My wife keeps cheating on me
TL:DR My wife has cheated on me for the third time. Torn between forgiving again or breaking up and splitting up our family
Me (40f) and my wife (35f) have been together nearly 15 years, married for over 10. We have a gorgeous child (6) who is the image of perfection and the truest love of my life. I’d do anything for that kid. Wife’s eggs, I carried, anonymous donor sperm.
My wife has cheated on me at least 3 times. These are not one night stands but relationships. They’ve been dates, ‘I love you’s and gifts.
The first was when we first got together. We met just after she’d broken up from her ex. I found out 18 months later that she’d still been seeing her ex gf on and off the whole time. She told me she ended it.
Fast forward to just before our kid turns 1 (2020 - right before Covid). She accidentally calls me the wrong name. I finally get it out of her that she’d been seeing a girl from work for at least a year. They were even on a date on my birth due date. She ends it with her.
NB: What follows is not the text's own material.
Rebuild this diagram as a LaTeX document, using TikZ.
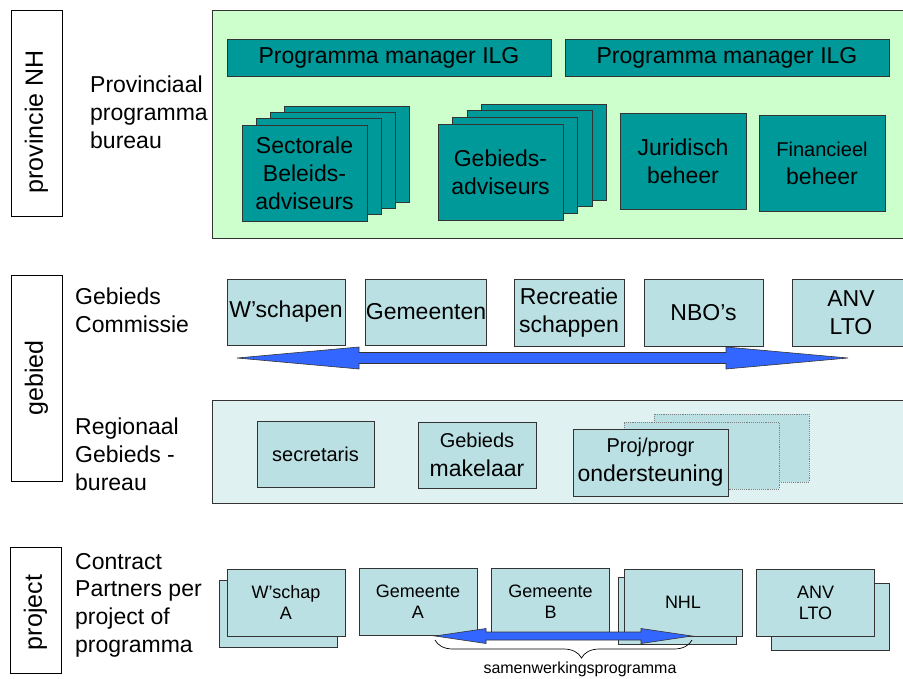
\documentclass[tikz,border=0pt]{standalone}
\usepackage{fontspec}
\setmainfont{Liberation Sans}
\usetikzlibrary{calc,decorations.pathreplacing}
\definecolor{provgreen}{RGB}{204,255,204}
\definecolor{pmteal}{RGB}{0,153,153}
\definecolor{partnerblue}{RGB}{187,224,227}
\definecolor{regiopale}{RGB}{223,241,241}
\definecolor{linkblue}{RGB}{51,102,255}
\definecolor{edgegray}{RGB}{51,51,51}

\begin{document}
\begin{tikzpicture}[x=1pt,y=-1pt,
  every node/.style={inner sep=0pt},
  lane/.style={draw,line width=0.9pt,rotate=90,minimum height=51,font=\fontsize{25}{30}\selectfont},
  side/.style={anchor=north west,align=left,font=\fontsize{23}{28}\selectfont},
  tealbox/.style={draw=edgegray,fill=pmteal,line width=0.9pt,align=center,font=\fontsize{23}{28}\selectfont},
  partner/.style={draw=edgegray,fill=partnerblue,line width=0.9pt,align=center,font=\fontsize{23}{28}\selectfont},
  smallpartner/.style={partner,minimum width=118,minimum height=67,font=\fontsize{18}{21}\selectfont},
  ghost/.style={partner,draw=black!50,densely dotted},
  link/.style={draw=edgegray,fill=linkblue,line width=0.6pt}]

\useasboundingbox (0,0) rectangle (903,678);

\node[lane,minimum width=206] (provNH) at (36.5,113) {provincie NH\hspace*{18pt}};
\node[lane,minimum width=206] (gebied) at (36.5,378) {gebied};
\node[lane,minimum width=126] (project) at (35.5,610) {project\hspace*{5pt}};

\node[side] (provlbl) at (90,76) {Provinciaal\\programma\\bureau};
\node[side,font=\fontsize{23}{27.5}\selectfont] (commlbl) at (75,288) {Gebieds\\Commissie};
\node[side] (regiolbl) at (75,418) {Regionaal\\Gebieds -\\bureau};
\node[side,font=\fontsize{23}{27.7}\selectfont] (contrlbl) at (75,553) {Contract\\Partners per\\project of\\programma};

% provinciaal programmabureau
\draw[edgegray,fill=provgreen,line width=0.9pt] (212,10) rectangle (910,238);
\node[tealbox,minimum width=324,minimum height=37] (pm1) at (389,58) {Programma manager ILG};
\node[tealbox,minimum width=324,minimum height=37] (pm2) at (727,58) {Programma manager ILG};
\foreach \i in {3,2,1}
  \node[tealbox,minimum width=125,minimum height=96] (sect\i) at ({304.5+14.3*\i},{173-6.3*\i}) {};
\node[tealbox,minimum width=125,minimum height=96] (sect) at (304.5,173) {Sectorale\\Beleids-\\adviseurs};
\foreach \i in {3,2,1}
  \node[tealbox,minimum width=125,minimum height=96] (gbadv\i) at ({500.5+14.5*\i},{172-6.6*\i}) {};
\node[tealbox,minimum width=125,minimum height=96] (gbadv) at (500.5,172) {Gebieds-\\adviseurs};
\node[tealbox,minimum width=126,minimum height=96] (jur) at (683,161) {Juridisch\\beheer};
\node[tealbox,minimum width=126,minimum height=96] (fin) at (822,163) {{\fontsize{20}{27}\selectfont Financieel}\\beheer};

% gebiedscommissie
\node[partner,minimum width=118,minimum height=66] (wschapen) at (286,312) {W’schapen};
\node[partner,minimum width=118,minimum height=66] (gemeenten) at (426,312) {Gemeenten};
\node[partner,minimum width=110,minimum height=67] (recreatie) at (569,312.5) {Recreatie\\schappen};
\node[partner,minimum width=119,minimum height=67] (nbo) at (703.5,312.5) {NBO’s};
\node[partner,minimum width=118,minimum height=67] (anv) at (851,312.5) {ANV\\LTO};

\coordinate (gcL) at (237,358);
\coordinate (gcR) at (848,358);
\filldraw[link] (gcL) -- ++(122,-11) -- ++(0,5.5) -- ($(gcR)+(-122,-5.5)$) -- ++(0,-5.5)
  -- (gcR) -- ++(-122,11) -- ++(0,-5.5) -- ($(gcL)+(122,5.5)$) -- ++(0,5.5) -- cycle;

% regionaal gebiedsbureau
\draw[edgegray,fill=regiopale,line width=0.9pt] (212,400) rectangle (910,503);
\node[partner,minimum width=117,minimum height=66,font=\fontsize{20}{24}\selectfont] (secr) at (315.5,454) {secretaris};
\node[partner,minimum width=118,minimum height=66,font=\fontsize{23}{29}\selectfont] (makel) at (477,455) {{\fontsize{20}{29}\selectfont Gebieds}\\makelaar};
\node[ghost,minimum width=155,minimum height=68] (proj2) at (731.5,448) {};
\node[ghost,minimum width=155,minimum height=67] (proj1) at (701.5,455.5) {};
\node[partner,minimum width=155,minimum height=67,font=\fontsize{23}{29}\selectfont] (proj) at (650.5,462.5) {{\fontsize{20}{29}\selectfont Proj/progr}\\ondersteuning};

% contractpartners
\node[smallpartner] (wschapB) at (278.5,614) {};
\node[smallpartner] (wschap) at (286,602.5) {W’schap\\A};
\node[smallpartner] (gemA) at (418,602) {Gemeente\\A};
\node[smallpartner] (gemB) at (550.5,602) {Gemeente\\B};
\node[smallpartner] (nhlB) at (677.5,611) {};
\node[smallpartner] (nhl) at (683,602.5) {NHL};
\node[smallpartner] (anvB) at (830.5,617) {};
\node[smallpartner] (anvlto) at (815.5,602.5) {ANV\\LTO};

\coordinate (swL) at (435,636);
\coordinate (swR) at (692,636);
\filldraw[link] (swL) -- ++(51,-7.5) -- ++(0,3.5) -- ($(swR)+(-51,-4)$) -- ++(0,-3.5)
  -- (swR) -- ++(-51,7.5) -- ++(0,-3.5) -- ($(swL)+(51,4)$) -- ++(0,3.5) -- cycle;
\draw[line width=0.7pt,decorate,decoration={brace,mirror,amplitude=18pt,aspect=0.57}]
  ($(swL)+(0,4)$) -- ($(swR)+(0,4)$);
\node[anchor=base,font=\fontsize{16}{19}\selectfont] (samen) at (580,673) {samenwerkingsprogramma};

\end{tikzpicture}
\end{document}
We start couples therapy and then Covid hit. We’re stuck in a bubble together. We make it work but it’s marred the first year of me being a mum. Every picture of us as a family feels like a lie.
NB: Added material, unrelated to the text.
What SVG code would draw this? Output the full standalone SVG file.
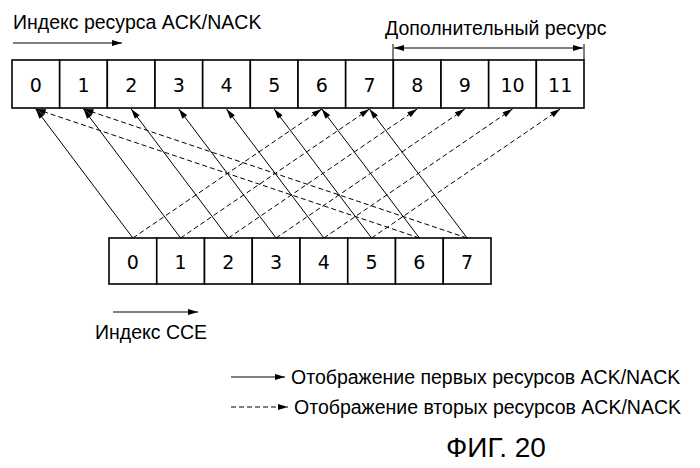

Now we’re at November 2024. I was looking for someone innocuous in her work bag (alike a sanitary towel or painkillers) and find a card. It’s clearly a love note. It mentions meeting someone’s mum for the first time. There are pet names and clear declarations of love. I confront my wife and she says it’s someone at work who really likes her but it’s uncomfortable and totally one sided. She ‘sends’ and email to HR about the card and screenshots it to prove her story. I let it go.
Fast forward to this week. Something isn’t right. She’s acting different. She goes to bed before me and I empty her work bag. I find her old phone. It has historical messages which clearly show that the relationship continues. Even has messages from the gf’s mum about sending Christmas presents!
I confronted my wife in the middle of the night. I couldn’t hold onto that information and do nothing. She’s kept saying that she ‘picks me’ and ‘picks our family’ but she was even with her all day yesterday, taking a day off in half term to spend with her girlfriend instead of with her daughter and wife.
I give her everything she could ever want. She has love, support, I’m always in her corner, I follow her lead in intimacy (she always wants less physical intimacy than me). We’re financially stable and pretty equal in everything.
What do I do? Do I let it go, again? Do we go into counseling? She clearly has issues. At least with honesty. The only thing stopping me (last time and now) from just cutting ties is our kid. Our kid is amazing. Kind, clever, funny, creative. All I’ve ever wanted is to be a good mum and give my child the world. I had a pretty traumatic childhood and I wanted them to have a better start. Splitting up our family would destroy that. I’ve seen what it can do to kids. It’s not like my wife and I ever argue or are unkind to each other. She never sees discord at home. But I know I’ll be in this position again. Do I just accept this as my lot?
Really hope someone takes the time to read this and reply. I’m very lost.